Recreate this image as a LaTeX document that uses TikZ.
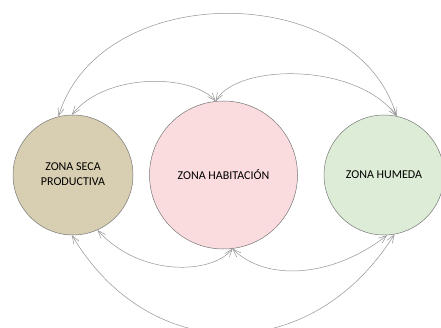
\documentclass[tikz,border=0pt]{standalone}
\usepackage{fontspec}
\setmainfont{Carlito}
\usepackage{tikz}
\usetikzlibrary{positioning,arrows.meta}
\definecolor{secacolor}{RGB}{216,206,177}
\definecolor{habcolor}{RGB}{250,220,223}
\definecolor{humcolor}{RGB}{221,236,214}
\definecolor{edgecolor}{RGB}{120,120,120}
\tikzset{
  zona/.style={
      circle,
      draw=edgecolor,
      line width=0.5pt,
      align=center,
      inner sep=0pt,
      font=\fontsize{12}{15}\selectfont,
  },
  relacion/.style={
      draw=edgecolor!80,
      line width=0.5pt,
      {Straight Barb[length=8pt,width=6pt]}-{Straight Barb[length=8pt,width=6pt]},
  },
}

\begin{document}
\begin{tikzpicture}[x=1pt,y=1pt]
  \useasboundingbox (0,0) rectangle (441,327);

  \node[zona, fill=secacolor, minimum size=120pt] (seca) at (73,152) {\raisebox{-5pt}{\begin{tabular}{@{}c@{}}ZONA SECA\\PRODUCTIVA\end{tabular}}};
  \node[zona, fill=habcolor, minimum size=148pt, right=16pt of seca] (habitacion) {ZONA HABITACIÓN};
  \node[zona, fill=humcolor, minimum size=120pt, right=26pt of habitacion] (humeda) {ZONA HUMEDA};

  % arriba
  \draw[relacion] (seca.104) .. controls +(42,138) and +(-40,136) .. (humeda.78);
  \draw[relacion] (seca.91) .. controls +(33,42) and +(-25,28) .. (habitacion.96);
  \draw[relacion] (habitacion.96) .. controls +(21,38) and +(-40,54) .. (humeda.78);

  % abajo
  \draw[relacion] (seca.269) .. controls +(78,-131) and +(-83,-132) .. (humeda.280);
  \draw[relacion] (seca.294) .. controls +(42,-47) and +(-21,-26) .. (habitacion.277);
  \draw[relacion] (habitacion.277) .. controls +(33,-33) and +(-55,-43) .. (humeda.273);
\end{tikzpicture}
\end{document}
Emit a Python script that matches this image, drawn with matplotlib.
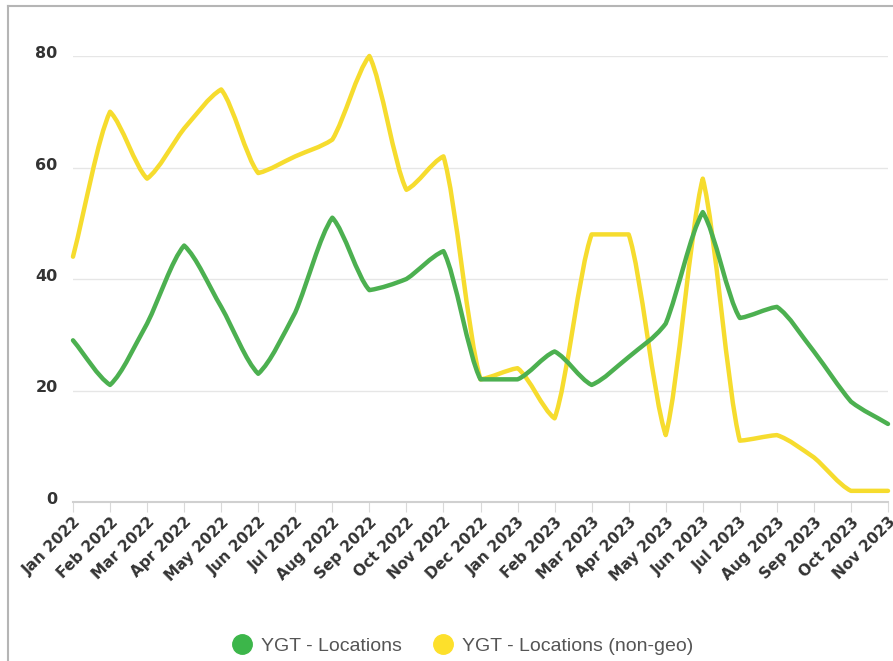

────

Work to be completed :: None of the pictures should appear; repeat the records exactly otherwise.

The reply ::
Recreate this image as a LaTeX document that uses TikZ.
\documentclass[tikz,border=0pt]{standalone}
\usepackage{fontspec}
\setmainfont{Carlito}
\usepackage{tikz}
\usetikzlibrary{positioning,arrows.meta}
\definecolor{secacolor}{RGB}{216,206,177}
\definecolor{habcolor}{RGB}{250,220,223}
\definecolor{humcolor}{RGB}{221,236,214}
\definecolor{edgecolor}{RGB}{120,120,120}
\tikzset{
  zona/.style={
      circle,
      draw=edgecolor,
      line width=0.5pt,
      align=center,
      inner sep=0pt,
      font=\fontsize{12}{15}\selectfont,
  },
  relacion/.style={
      draw=edgecolor!80,
      line width=0.5pt,
      {Straight Barb[length=8pt,width=6pt]}-{Straight Barb[length=8pt,width=6pt]},
  },
}

\begin{document}
\begin{tikzpicture}[x=1pt,y=1pt]
  \useasboundingbox (0,0) rectangle (441,327);

  \node[zona, fill=secacolor, minimum size=120pt] (seca) at (73,152) {\raisebox{-5pt}{\begin{tabular}{@{}c@{}}ZONA SECA\\PRODUCTIVA\end{tabular}}};
  \node[zona, fill=habcolor, minimum size=148pt, right=16pt of seca] (habitacion) {ZONA HABITACIÓN};
  \node[zona, fill=humcolor, minimum size=120pt, right=26pt of habitacion] (humeda) {ZONA HUMEDA};

  % arriba
  \draw[relacion] (seca.104) .. controls +(42,138) and +(-40,136) .. (humeda.78);
  \draw[relacion] (seca.91) .. controls +(33,42) and +(-25,28) .. (habitacion.96);
  \draw[relacion] (habitacion.96) .. controls +(21,38) and +(-40,54) .. (humeda.78);

  % abajo
  \draw[relacion] (seca.269) .. controls +(78,-131) and +(-83,-132) .. (humeda.280);
  \draw[relacion] (seca.294) .. controls +(42,-47) and +(-21,-26) .. (habitacion.277);
  \draw[relacion] (habitacion.277) .. controls +(33,-33) and +(-55,-43) .. (humeda.273);
\end{tikzpicture}
\end{document}
Emit a Python script that matches this image, drawn with matplotlib.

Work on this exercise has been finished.